Malt Logo
Using Agile Methods to Forward Digitization

Alexander Brunst is responsible for digital initiatives at Xella, an established building materials company and knows that agile methods are the way to go. Here, he shares his insights into using agile to become a digital leader.

Which approaches should be adopted to optimize the implementation of digital innovations in a large company?

Basically, there are three major points that are crucial for any digital initiative within an established company:

  1. The entire management team has to believe in its long-term potential.
  2. The organizational setup is where you are most likely to go wrong. What we have done at Xella is to set up a separate and rather independent digital unit of people who are mostly external but bring new skills and are socially competent. On our team, we have an architect who has been working with 3D planning for years, an expert on CRM systems, another one on apps and development, then there’s me.
  3. The operational execution. From the get-go, you need to set up programs where you have a clear business case and clear goals that can be tracked, as well as a healthy dose of persistence and willingness to work in a very agile way.

How can agile methods be helpful for the operational execution of digital initiatives?

Agile methods accelerate the processes and allow the company to implement and bring the solution much quicker to the market, which contrasts with the traditional corporate processes.

At Xella, we developed an app for our clients with the Scrum methodology with a very small team. In two months, the product was launched. The process would have taken six to eight months if we'd done it in a traditional way. The idea was to focus on quickly launching the minimum viable product and adapt it afterward based on learnings from users. We were trying to find a very lean solution. But I don’t think agile methods could be applied equally in big corporations and start-ups. For example, a big corporation is much more bound to regulation than a young start-up, in particular in terms of data security.

I would assume industry-specific digitalization progress also plays an important role. Does the construction industry still have a lot to catch up on in this regard?

Definitely. There is a study by McKinsey that found that the average labor productivity increase of the overall economy over the last 20 years is around 1.32% per year, while that of the construction industry is around 0.26%. There is still a lot to do when it comes to digitalization — in particular the automatization of processes — or cost efficiency; and we’re already seeing the beginning of these productivity increases. Indeed, in the traditional building process, little effort is put into the planning phase, as the focus is on the actual construction.

Lack of good planning can lead to major cost overruns and a lot of frustration for the players in the industry. Fixing errors afterward is around ten times more expensive than fixing them in the planning stage. We are working on introducing digital planning to prevent errors, find better products for the buildings and plan the whole process in a more integrated way. The ordering processes in our industry also need to be shortened and more transparent for the clients. To do this, product data needs to be structured and brought into one. This transformation requires investment and a lot of time for established companies but is necessary to survive in the next years.

Do disruptive innovations endanger traditional players in the industry?

It’s not a threat specific to the construction industry.

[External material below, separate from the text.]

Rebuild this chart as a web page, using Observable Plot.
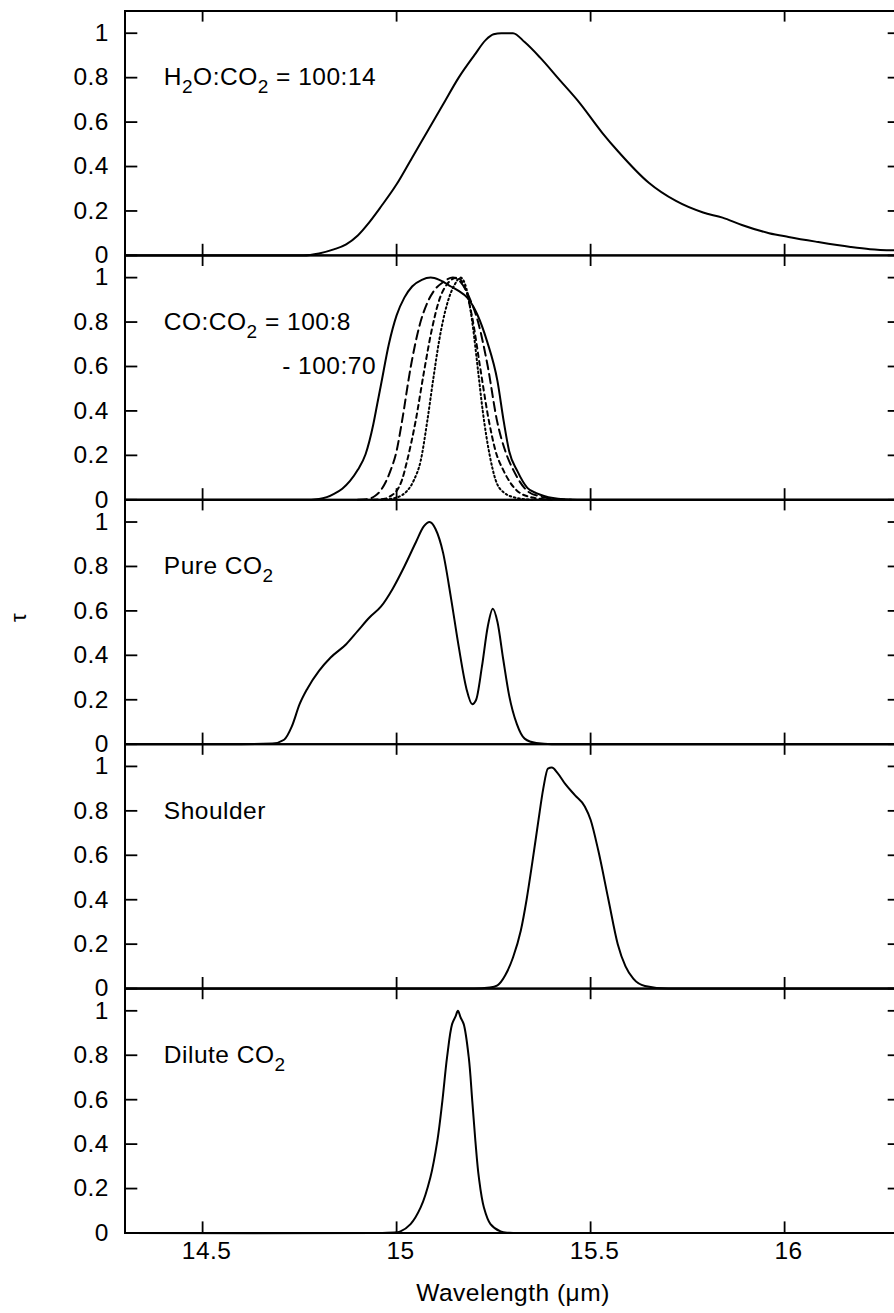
<!DOCTYPE html>
<html><head><meta charset="utf-8">
<script src="https://cdn.jsdelivr.net/npm/d3@7"></script>
<script src="https://cdn.jsdelivr.net/npm/@observablehq/plot@0.6"></script>
<style>
html,body{margin:0;padding:0;overflow:hidden;background:#fff;}
#chart{width:894px;height:1313px;overflow:hidden;}
#chart svg{max-width:none !important;}
#chart svg text{letter-spacing:0.5px;}
</style></head><body><div id="chart"></div>
<script>
// Panels (top to bottom)
const panels = ["H2O:CO2", "CO:CO2", "Pure CO2", "Shoulder", "Dilute CO2"];
const panelLabels = ["H₂O:CO₂ = 100:14", "CO:CO₂ = 100:8", "Pure CO₂", "Shoulder", "Dilute CO₂"];
const extraLabel = "- 100:70";

// Axis ticks
const xTicks = [14.5, 15, 15.5, 16];
const xTickLabels = ["14.5", "15", "15.5", "16"];
const yTicks = [0, 0.2, 0.4, 0.6, 0.8, 1];
const yTickLabels = ["0", "0.2", "0.4", "0.6", "0.8", "1"];
const xTitle = "Wavelength (μm)";
const yTitle = "τ";

// Panel 1: H2O:CO2 = 100:14
const h2oX = [14.3, 14.76, 14.8, 14.84, 14.87, 14.9, 14.93, 14.96, 15.0, 15.04, 15.08, 15.12, 15.16, 15.2, 15.23, 15.25, 15.27, 15.3, 15.33, 15.37, 15.42, 15.47, 15.53, 15.57, 15.65, 15.72, 15.79, 15.84, 15.89, 15.96, 16.01, 16.08, 16.17, 16.22, 16.3];
const h2oY = [0, 0, 0.009, 0.028, 0.05, 0.09, 0.15, 0.22, 0.32, 0.44, 0.56, 0.68, 0.8, 0.9, 0.97, 0.995, 1.0, 1.0, 0.96, 0.89, 0.79, 0.69, 0.552, 0.47, 0.327, 0.245, 0.193, 0.17, 0.137, 0.1, 0.083, 0.062, 0.038, 0.028, 0.022];

// Panel 2: CO:CO2 mixtures, 100:8 (solid) ... 100:70 (dotted)
const co8X = [14.3, 14.76, 14.8, 14.82, 14.84, 14.86, 14.88, 14.9, 14.92, 14.94, 14.95, 14.96, 14.98, 15.0, 15.02, 15.04, 15.065, 15.088, 15.11, 15.14, 15.16, 15.182, 15.208, 15.233, 15.26, 15.276, 15.29, 15.311, 15.337, 15.36, 15.38, 15.43, 15.5, 16.3];
const co8Y = [0, 0, 0.004, 0.012, 0.028, 0.05, 0.085, 0.135, 0.205, 0.34, 0.43, 0.52, 0.7, 0.83, 0.91, 0.96, 0.99, 1.0, 0.99, 0.96, 0.94, 0.91, 0.834, 0.714, 0.534, 0.354, 0.22, 0.13, 0.054, 0.03, 0.017, 0.003, 0, 0];
const coBX = [14.9, 14.93, 14.945, 14.958, 14.972, 14.984, 15.0, 15.014, 15.036, 15.06, 15.08, 15.096, 15.12, 15.145, 15.165, 15.19, 15.21, 15.235, 15.259, 15.28, 15.302, 15.337, 15.37, 15.4, 15.45];
const coBY = [0, 0.005, 0.018, 0.04, 0.08, 0.13, 0.22, 0.354, 0.594, 0.79, 0.89, 0.94, 0.98, 1.0, 0.98, 0.9, 0.8, 0.6, 0.354, 0.22, 0.13, 0.04, 0.015, 0.005, 0];
const coCX = [14.94, 14.97, 14.985, 15.0, 15.014, 15.027, 15.049, 15.07, 15.09, 15.11, 15.13, 15.155, 15.175, 15.195, 15.215, 15.238, 15.255, 15.276, 15.311, 15.35, 15.4];
const coCY = [0, 0.005, 0.018, 0.04, 0.09, 0.175, 0.354, 0.57, 0.76, 0.9, 0.97, 1.0, 0.96, 0.82, 0.6, 0.354, 0.22, 0.13, 0.04, 0.01, 0];
const co70X = [14.96, 15.0, 15.015, 15.027, 15.045, 15.062, 15.079, 15.095, 15.11, 15.13, 15.15, 15.165, 15.18, 15.195, 15.21, 15.222, 15.24, 15.255, 15.275, 15.31, 15.35];
const co70Y = [0, 0.01, 0.022, 0.04, 0.09, 0.175, 0.354, 0.55, 0.72, 0.88, 0.97, 1.0, 0.95, 0.8, 0.58, 0.4, 0.2, 0.09, 0.035, 0.008, 0];

// Panel 3: Pure CO2
const pureX = [14.3, 14.6, 14.68, 14.71, 14.73, 14.75, 14.77, 14.8, 14.83, 14.87, 14.9, 14.93, 14.96, 14.99, 15.02, 15.05, 15.07, 15.085, 15.1, 15.12, 15.14, 15.16, 15.18, 15.195, 15.205, 15.22, 15.235, 15.248, 15.26, 15.275, 15.29, 15.31, 15.33, 15.36, 15.4, 16.3];
const pureY = [0, 0, 0.003, 0.02, 0.08, 0.18, 0.25, 0.33, 0.39, 0.45, 0.51, 0.57, 0.62, 0.7, 0.8, 0.91, 0.98, 1.0, 0.97, 0.86, 0.66, 0.44, 0.25, 0.18, 0.2, 0.35, 0.53, 0.61, 0.55, 0.38, 0.22, 0.09, 0.025, 0.005, 0, 0];

// Panel 4: Shoulder
const shX = [14.3, 15.2, 15.24, 15.26, 15.28, 15.3, 15.32, 15.335, 15.35, 15.365, 15.378, 15.39, 15.4, 15.415, 15.435, 15.46, 15.485, 15.5, 15.52, 15.546, 15.57, 15.59, 15.61, 15.64, 15.7, 16.3];
const shY = [0, 0, 0.005, 0.015, 0.06, 0.14, 0.26, 0.4, 0.57, 0.75, 0.9, 0.99, 0.995, 0.97, 0.92, 0.87, 0.82, 0.76, 0.62, 0.4, 0.2, 0.1, 0.045, 0.012, 0, 0];

// Panel 5: Dilute CO2
const dilX = [14.3, 14.95, 15.0, 15.01, 15.036, 15.062, 15.087, 15.105, 15.118, 15.13, 15.143, 15.152, 15.158, 15.165, 15.173, 15.186, 15.195, 15.203, 15.212, 15.225, 15.242, 15.268, 15.29, 15.35, 16.3];
const dilY = [0, 0, 0.003, 0.007, 0.04, 0.115, 0.25, 0.415, 0.595, 0.79, 0.94, 0.975, 1.0, 0.97, 0.94, 0.79, 0.595, 0.415, 0.25, 0.115, 0.04, 0.007, 0.001, 0, 0];

function rows(panel, series, xs, ys) { return xs.map((x, i) => ({panel, series, x, y: ys[i]})); }
const solidRows = [
  ...rows(panels[0], "H2O:CO2 100:14", h2oX, h2oY),
  ...rows(panels[1], "CO:CO2 100:8", co8X, co8Y),
  ...rows(panels[2], "Pure CO2", pureX, pureY),
  ...rows(panels[3], "Shoulder", shX, shY)
];
const dilRows = rows(panels[4], "Dilute CO2", dilX, dilY);
const longDashRows = rows(panels[1], "CO:CO2 mix 2", coBX, coBY);
const shortDashRows = rows(panels[1], "CO:CO2 mix 3", coCX, coCY);
const dottedRows = rows(panels[1], "CO:CO2 100:70", co70X, co70Y);

const labelRows = panels.map((p, i) => ({panel: p, x: 14.4, y: 0.8, t: panelLabels[i]}));
labelRows.push({panel: panels[1], x: 14.705, y: 0.6, t: extraLabel});

const xTickRows = xTicks.map((x, i) => ({panel: panels[4], x, t: xTickLabels[i]}));
const yTickRows = yTicks.map((y, i) => ({y, t: yTickLabels[i]}));

const tickLenX = 0.033, tickLenY = 0.05;
const lineStyle = {x: "x", y: "y", fy: "panel", z: "series", stroke: "black", curve: "monotone-x"};

const chart = Plot.plot({
  width: 904, height: 1313,
  marginLeft: 124.5, marginRight: 3.5, marginTop: 10.5, marginBottom: 80.5,
  style: {fontFamily: "'Liberation Sans', Arial, Helvetica, sans-serif", fontSize: "24.5px", background: "white", color: "black", overflow: "visible", maxWidth: "none"},
  x: {domain: [14.3, 16.3], axis: null},
  y: {domain: [0, 1.1], axis: null},
  fy: {domain: panels, padding: 0, axis: null, round: false},
  marks: [
    Plot.ruleX(xTicks, {x: d => d, y1: 0, y2: tickLenY, stroke: "black", strokeWidth: 1.8}),
    Plot.ruleX(xTicks, {x: d => d, y1: 1.1 - tickLenY, y2: 1.1, stroke: "black", strokeWidth: 1.8}),
    Plot.ruleY(yTicks, {y: d => d, x1: 14.3, x2: 14.3 + tickLenX, stroke: "black", strokeWidth: 1.8}),
    Plot.ruleY(yTicks, {y: d => d, x1: 16.3 - tickLenX, x2: 16.3, stroke: "black", strokeWidth: 1.8}),
    Plot.line(solidRows, {...lineStyle, strokeWidth: 2}),
    Plot.line(dilRows, {...lineStyle, strokeWidth: 2, curve: "catmull-rom"}),
    Plot.line(longDashRows, {...lineStyle, strokeWidth: 2, strokeDasharray: "9,5"}),
    Plot.line(shortDashRows, {...lineStyle, strokeWidth: 2, strokeDasharray: "4.5,4"}),
    Plot.line(dottedRows, {...lineStyle, strokeWidth: 2, strokeDasharray: "1.6,2.8"}),
    Plot.frame({stroke: "black", strokeWidth: 2}),
    Plot.text(yTickRows, {y: "y", text: "t", frameAnchor: "left", dx: -16, textAnchor: "end", fill: "black"}),
    Plot.text(xTickRows, {x: "x", fy: "panel", text: "t", frameAnchor: "bottom", dy: 26, dx: 4, fill: "black"}),
    Plot.text(labelRows, {x: "x", y: "y", fy: "panel", text: "t", textAnchor: "start", fill: "black"}),
    Plot.text([{panel: panels[4], t: xTitle}], {fy: "panel", text: "t", frameAnchor: "bottom", dy: 68, fill: "black"}),
    Plot.text([{panel: panels[2], t: yTitle}], {fy: "panel", text: "t", frameAnchor: "left", dx: -106, rotate: -90, fontSize: 22, fill: "black"})
  ]
});

// subscripts for the "₂" characters
const ns = "http://www.w3.org/2000/svg";
chart.querySelectorAll("text").forEach(t => {
  const s = t.textContent;
  if (!s.includes("₂")) return;
  const parts = s.split("₂");
  t.textContent = "";
  parts.forEach((p, i) => {
    if (i > 0) {
      const sub = document.createElementNS(ns, "tspan");
      sub.setAttribute("dy", "8");
      sub.setAttribute("font-size", "19");
      sub.textContent = "2";
      t.appendChild(sub);
    }
    if (p) {
      const ts = document.createElementNS(ns, "tspan");
      if (i > 0) ts.setAttribute("dy", "-8");
      ts.textContent = p;
      t.appendChild(ts);
    }
  });
});
document.getElementById("chart").appendChild(chart);
</script></body></html>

Digitalization means you gather data that helps you to understand the customers’ needs and react to them very fast. Therefore, you can serve the entire globe at much lower costs. It has to be the core competence of any company chasing success in the digital age.

At Xella, we developed an app for our clients with the Scrum methodology with a very small team. In two months, the product was launched. The process would have taken six to eight months if we'd done it in a traditional way.

How was digital transformation introduced at Xella and what kinds of risks are involved?

We decided to be a digital leader in this industry, which means that we don’t want to wait for others to make the change. We want to create that change, which means that we need to proactively shape the market, identify other innovative players and develop services for them. Obviously, risk is always involved in trying something new. Therefore, we need to be very agile in our daily work and try to find ways to bring the market forward. That is the biggest challenge right now.

When we started implementing digital solutions, we found out that the market and customers didn’t respond to it as we had hoped, so we changed our approach a bit. Instead of focusing on digital and Building Information Modeling, we are actually paying more attention to the benefits for our customers. Our main goals are to be more cost-efficient, and quicker and to prevent errors. Only through those first learnings did we find an approach that now actually works very well, specifically in the German market.

Can you tell us more about the digital initiatives that Xella is exploring?

The digital initiatives are separated into internal and external phases. Internal phases are meant to improve our core business of selling materials. An example of this is setting up a new CRM system for the entire company. Having the right database and knowing which customers come to you, when, and with which demands, is the key to serving them in the best way.

The second phase, that we’re currently running, is setting up a global product database for an e-commerce player. For example, we organized a venture screening and have now screened over 450 ventures across the globe to identify what kind of innovation is coming from new players, and how we can cooperate or invest in these start-ups in order to benefit from their agile working methods and expand our core business through these services.

What’s your favorite thing about accompanying a traditional industrial company with a non-digital background on its way to agile transformation?

What I really find fascinating is the combination of great tradition with the digital aspect. I believe this will be the core challenge for all European companies to stay competitive. When you look at the ten most valuable companies on the planet right now, most of them are new digital players, for example, Amazon, Facebook, or Google. Very few of these companies come from Europe, which means we actually have a lot of catching up to do. We will only be able to do that if we really combine the core competencies of our past with the benefits of the digital future.